FOSS4G'13

The working site for the conference committee of FOSS4G 2013

FOSS4G Archiving inputs

Posted by Suchith Anand on August 23, 2012



Hi all,

We need to start thinking of plans on how we archive all materails from FOSS4G 2013. My suggestion is that we aim to archive not just the papers but also all materails including workshop tutorials, posters, presentation slides etc, so that this is available long term to the community. We can also then share the same structure used for helping archiving future FOSS4G conferences.

It is important to have this planned in advance . My suggestion is that we make use of the ELOGeo repository by having a seperate section for FOSS4G 2013 and customise it as per our requirements. Please let me know your suggestions/thoughts on this before 4 Sep, so that we can discuss in our LOC meeting and get actions planned. 

Suchith

Comments

Jo Cook on August 23, 2012:

Wow, nothing like planning in advance!

There are two sides to archiving materials- and my personal feeling is that they belong in two separate places.

The first is the organisational materials- eg the website, the mailing lists and this basecamp. There is a long established tradition of storing them on the osgeo svn with links out from the wiki, and I see absolutely no reason to change that. I have already been putting materials into the svn, such as our proposal documentation. This element doesn't really need any planning or actions IMHO.

The other element is the products of the conference, and as you say, ELOGeo seems like the ideal place for this. What additional customisation do you think would be required- given that there is already an informal agreement to start archiving all conference products from previous FOSS4Gs there?

Jo

Barry Rowlingson on August 23, 2012:

Good idea, my immediate thoughts involve practicalities: at one extreme, at
GISRUK I ran round at the end of the conference between PCs collecting up
random PDFs and .PPTs scattered on various folders on the lecture theatre
PCs, as speakers would just turn up two minutes before the session with
their presentation (normally all called 'presentation.pdf') on a USB stick.
Cue fun problems with Windows PCs and drivers, and also people plugging in
their own computers and trying to get their wide-screen presentations to
fit onto a square projector.

At the other extreme, the statistical conference I went to last year
required all speakers, 24 hours before their talk, to give their
presentation materials to someone at a PC who then copied them to a network
drive with a directory structure that mirrored the sessions. Session chairs
then just opened the relevant folder at T-2minutes and all the talks were
there.

Plugging in your own machine wasn't allowed. But then that was a boring
conference, with nobody doing fancy demos or running software. But it did
mean that all they had to do was drag their network drive to a web drive
and all the presentations were on the web.

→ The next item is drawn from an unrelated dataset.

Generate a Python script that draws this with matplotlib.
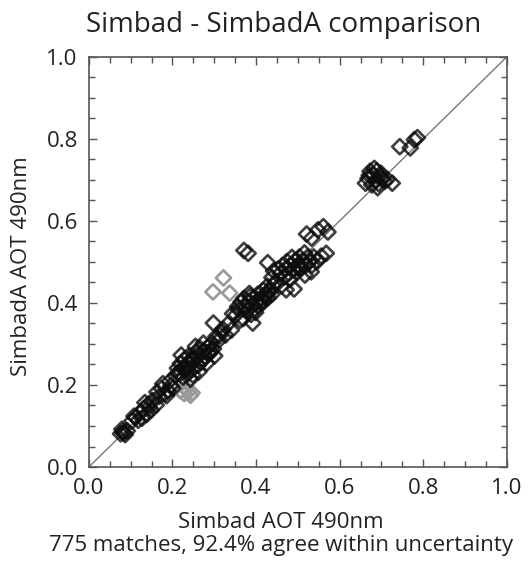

I think a middle way is probably ideal - set up a shared folder system and
if presentations arrive at T-2mins they should be put in the right place
for easy post-conference archiving, and not just splatted on the desktop.
This is predicated on the venue having this capability of course.

Speakers should be allowed to plug their own PCs (there would be a riot if
the Apple Mac crowd couldn't run their Keynote presentations) but the
speaker may be chained to the table until their presentation files are
transferred to the venue PC for archiving. If a speaker leaves a room
without giving up their files, it can be very hard to get them - there's
little incentive, especially when beers are waiting.

While I'm brain-dumping here, do we insist on open formats?

Suchith Anand on August 23, 2012:

Yes, it is the outputs of the conference (presentations/slides/abstracts etc) that we can use ELOGeo and we want to start archiving all previous FOSS4G materails also. The other organisational materails can be at osgeo maillists, basecamp etc.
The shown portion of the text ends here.